3) Hardware is cheap. Go up to your manager, or finance officer, or whoever holds the purse strings in your company and show them the amount of manpower that goes into fiddling about with a server/workstation attempting to do a workload that it is not designed for compared to the cost of simply buying a better machine made for your workflow. It is cheaper to buy a better machine every single time, and will free you up to do other things on your to-do list. They just don't get it until they see numbers.
 

RS82

Honorable
Oct 2, 2012
37
0
10,530


Well i am working in a not so rich university. and as i sayed budged is an issue. We can spend 250 euro for a revo drive, but what do you think a ddr3 system with 256Gb ram would cost?
For problems that exceed your ram size, the relative ram size, and hd speed are much more critical then the memory speed. Because the HD becomes the bottleneck. Do you have matlab or octave? just invert a matrix that is larger than the size of your RAM, and you can test it yourself. I am quite sure our old dual quad xeon E5472 3GHz. 1600MHz fsb, with 64Gb 667MHz ddr2 still beats a flashy new, 16gb ram ddr3 system. (provided they have the same mechanical hard drive). So to respond in short, yes winning the lotery and spending lots of money would solve the problem, but since we are on a budged, i am looking for help on a cost effective solution.
 
ah, university level... that is a bit different.

DDR3 has been on the market a long time now. A few phone calls to large local businesses may net you a much newer used system for free which could fix a lot of your problems. Otherwise look online for used servers, they tend to be quite cheap and will still run a lot faster than what you currently have.
 

RS82

Honorable
Oct 2, 2012
37
0
10,530


Thanks for your reply.
1) I think Raid 0 for a scratch drive is perfectly ok! there is no critical data stored there its just for temporary data, during the matrix operations. It is just like setting your windows page file on that raid0. The worst thing that could happen, is that you get a bluescreen, and you had to restart your computer. All crucial data is stored in a save place, dont worry. Sorry if that was not clear.

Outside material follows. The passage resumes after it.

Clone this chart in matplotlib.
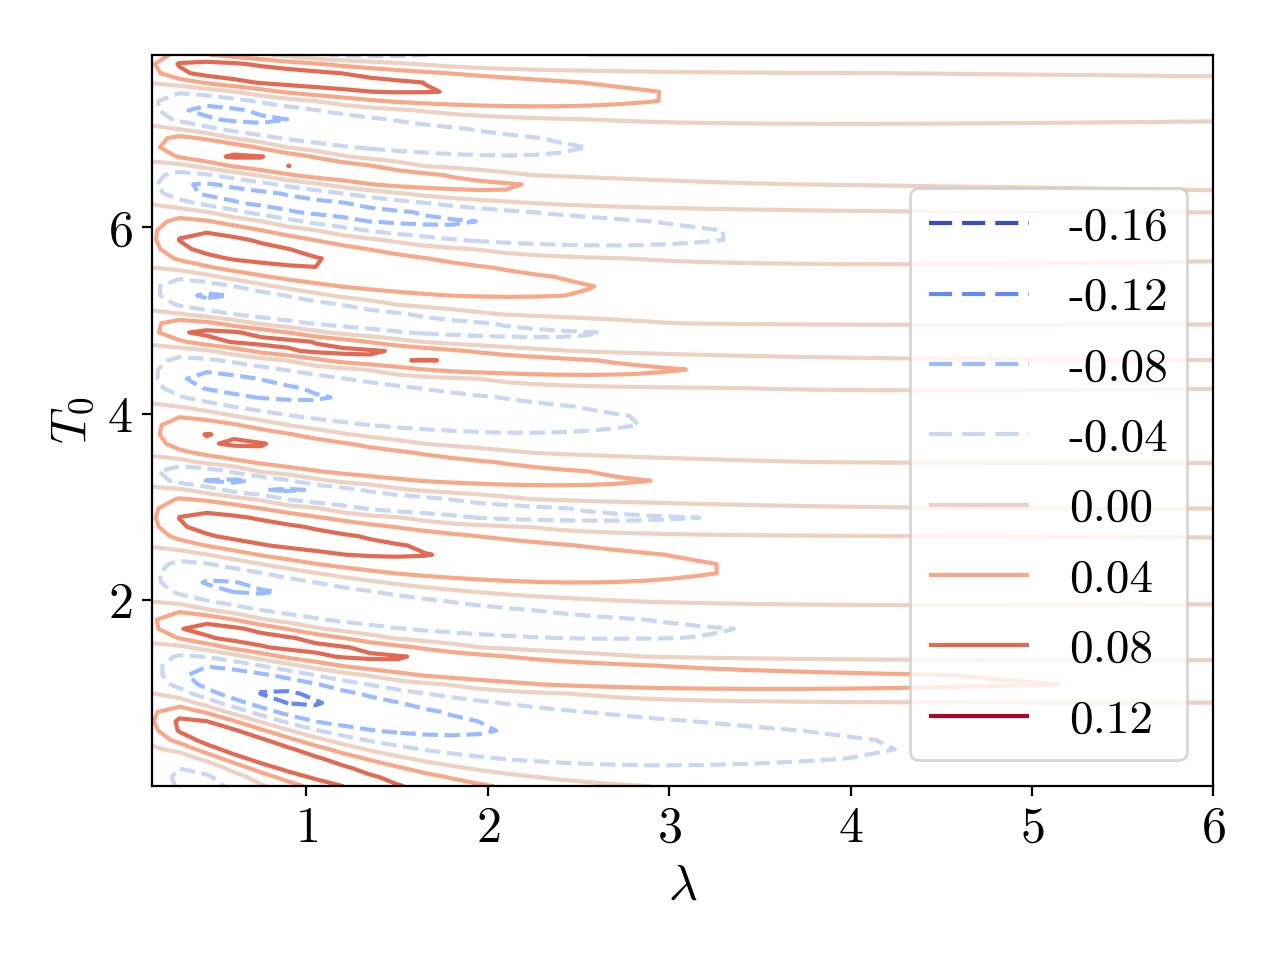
import numpy as np
import matplotlib
matplotlib.use("Agg")
import matplotlib.pyplot as plt
from matplotlib.colors import Normalize

plt.rcParams.update({
    "font.family": "serif",
    "font.serif": ["cmr10"],
    "mathtext.fontset": "cm",
    "axes.formatter.use_mathtext": True,
    "axes.unicode_minus": False,
    "font.size": 18,
})

LEVELS = [-0.16, -0.12, -0.08, -0.04, 0.00, 0.04, 0.08, 0.12]
LEVEL_LABELS = ["-0.16", "-0.12", "-0.08", "-0.04", "0.00", "0.04", "0.08", "0.12"]

# zero contours: T0 where each one settles at large lambda, and how much higher it starts at the left edge
ZERO_RIGHT = [-0.90, -0.10, 0.90, 1.33, 1.92, 2.68, 2.98, 3.46, 4.25, 4.60,
              4.92, 5.60, 6.16, 6.44, 7.10, 7.65, 7.81, 8.40]
ZERO_RISE = [1.35, 1.10, 0.65, 0.65, 0.65, 0.55, 0.55, 0.65, 0.50, 0.50,
             0.65, 0.65, 0.55, 0.65, 0.45, 0.30, 0.30, 0.30]

# bands between the zero contours (bottom to top): sign, peak |value|,
# lambda where the 0.08 lobe ends (None = no such lobe), lambda where the 0.04 lobe ends
BAND_SIGN = [-1, 1, -1, 1, -1, 1, -1, 1, -1, 1, -1, 1, -1, 1, -1, 1, -1, 1, -1]
BAND_PEAK = [0.060, 0.110, 0.132, 0.100, 0.087, 0.100, 0.090, 0.087, 0.095, 0.095,
             0.090, 0.100, 0.095, 0.087, 0.095, 0.105, 0.060, 0.060, 0.030]
BAND_TIP08 = [None, 1.60, 2.05, 1.80, 0.90, 1.70, 1.20, 0.90, 1.15, 1.75,
              0.75, 1.15, 2.00, 1.00, 0.95, 1.80, None, None, None]
BAND_TIP04 = [0.60, 3.00, 4.25, 5.22, 3.40, 3.30, 3.20, 2.90, 2.85, 3.10,
              2.85, 2.60, 3.35, 2.35, 2.55, 3.00, 2.00, 1.00, 0.50]
# where the decay starts, and how fast the band builds up from the left edge
BAND_PLATEAU = [0.5, 0.5, 1.0, 0.5, 0.5, 0.5, 0.5, 0.5, 0.5, 0.5,
                0.5, 0.5, 0.5, 0.5, 0.5, 0.5, 0.5, 0.5, 0.5]
BAND_ONSET = [0.12, 0.12, 0.25, 0.12, 0.12, 0.12, 0.12, 0.12, 0.12, 0.12,
              0.12, 0.12, 0.12, 0.12, 0.12, 0.12, 0.12, 0.12, 0.12]

LAM_MIN, LAM_MAX = 0.15, 6.0
T0_MAX = 2.5 * np.pi


def drift(lv):
    return np.exp(-((lv - LAM_MIN) / 1.4) ** 1.3)


def band_amp(k, lv):
    peak, t8, t4 = BAND_PEAK[k], BAND_TIP08[k], BAND_TIP04[k]
    lp = BAND_PLATEAU[k]
    if peak <= 0.04:
        p, c = 1.5, 1.0
    else:
        a4 = np.log(peak / 0.04)
        if t8 is None:
            p = 1.5
        else:
            a8 = np.log(peak / 0.08)
            p = np.log(a4 / a8) / np.log((t4 - lp) / (t8 - lp))
        c = (t4 - lp) / a4 ** (1.0 / p)
    d = max(lv - lp, 0.0)
    build = 1.0 - np.exp(-(lv - 0.1) / BAND_ONSET[k])
    return peak * build * np.exp(-(d / c) ** p)


lam = np.linspace(LAM_MIN, LAM_MAX, 40)
t0 = np.linspace(0.0, T0_MAX, 80)
L, T = np.meshgrid(lam, t0)
Z = np.zeros_like(L)
zr = np.array(ZERO_RIGHT)
zd = np.array(ZERO_RISE)
for j, lv in enumerate(lam):
    zb = zr + zd * drift(lv)
    zb = np.concatenate([[zb[0] - 0.6], zb, [zb[-1] + 0.6]])
    phase = np.interp(t0, zb, np.arange(len(zb)))
    k = np.clip(np.floor(phase).astype(int), 0, len(BAND_SIGN) - 1)
    x = phase - k
    amps = np.array([band_amp(i, lv) for i in range(len(BAND_SIGN))])
    Z[:, j] = np.array(BAND_SIGN)[k] * amps[k] * np.sin(np.pi * x)

fig, ax = plt.subplots(figsize=(6.4, 4.8), dpi=200)
styles = ["--" if lv < 0 else "-" for lv in LEVELS]
cs = ax.contour(L, T, Z, levels=LEVELS, cmap="coolwarm", linestyles=styles,
                linewidths=1.5, norm=Normalize(LEVELS[0], LEVELS[-1]))
handles, _ = cs.legend_elements()
ax.legend(handles, LEVEL_LABELS, loc="lower right", fontsize=17, labelspacing=0.6,
          handlelength=2.12, handletextpad=0.85, borderaxespad=0.55)
ax.set_xlim(LAM_MIN, LAM_MAX)
ax.set_ylim(0, T0_MAX)
ax.set_xticks([1, 2, 3, 4, 5, 6])
ax.set_yticks([2, 4, 6])
ax.set_xlabel(r"$\lambda$")
ax.set_ylabel(r"$T_0$")
fig.subplots_adjust(left=0.119, right=0.948, top=0.943, bottom=0.181)
fig.savefig("out.png", dpi=200)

Thanks for worrieng so much that you would fire me, for that.

3) I completly agree, just the budged doesnt cooperate, its not really the fold of my boss/professor.

2) This is what i would like to know but then in hard, (or if necessary soft) numbers.

For example the revodrives have excelent speed but especially when the data is compressible.
Random write performance is not so much better than a normal ssd, or a ssd raid.
How can i find out how the hard drive is used during the calculations? I mean it is difficult for me to determine wich of the specs are the most important for this type of applications: sequential read/write speed?
random 4 KB read/write speed? Iops? Raw transfer rates? How compressible is that temporary work data? I mean i can theoreticaly save it on disk and zip it, and see the data reduction, but i dont think that would be really representative for the type of compression used here. Is there any further advantage of the PCIE drive being on the bus, and not behind a sata controller? How are windows or linux using the HD when they are using it as an pagefile/swap partition? are they writing little bits, as they come from the processor, or are they stockign up the little bits into larger chunks in ram, and then write them to the disk? can i influence how they handle this? can i measure how they handle this?

I was kinda hoping that there would be a disk monitor software that would tell me how the drive used during my use such that i know wich of the benchmark criteria i should prioritize for a particular use.
Anoter simple solution would be if they would have a remote machine for rent/trying, with a revo drive such that one could test it for a particular application.

 

RS82

Honorable
Oct 2, 2012
37
0
10,530


Thank you for the suggestions. Especially asking to some local businesses can be a good idea, but i fear they are not swimming in money and hardware to. Believe it or not, this system is actually already bought used.
3 server blades, 8 xeon 3.0 GHz cores each 32 gb each, for a total of about 1000 Euro (1.5 years ago, it was the best performance for the buck that we could find on the budget). Honestly they are old, but they have about 80GFlops per machine, newer i5s dont do so much better. This year we went wild, and there is a used gtx titan comming, for gpgpu programming When i sayed buged i meant like a 1000 Euro a year :(. Many of the guys here even bring in their own money, we were even thinking about doing collections in town. Maybe poverty in some ways stimulates creativity, but it also takes a lot of time.
 
lol, I hear ya! I work for a nonprofit that relies on equipment donations to keep things running all of the time. You certainly hear a lot of "no" before you hear a "yes" when begging for equipment, but it is still worth doing. Moving from a SATA2 and DDR2 based system to a SATA3/DDR3 based system will do wonders. Yes, the processors may not be all that much faster, but they will be fed much more efficiently which will make for some nice performance gains if you can find it. Certainly something worth pursuing, even if you have to pay the shipping.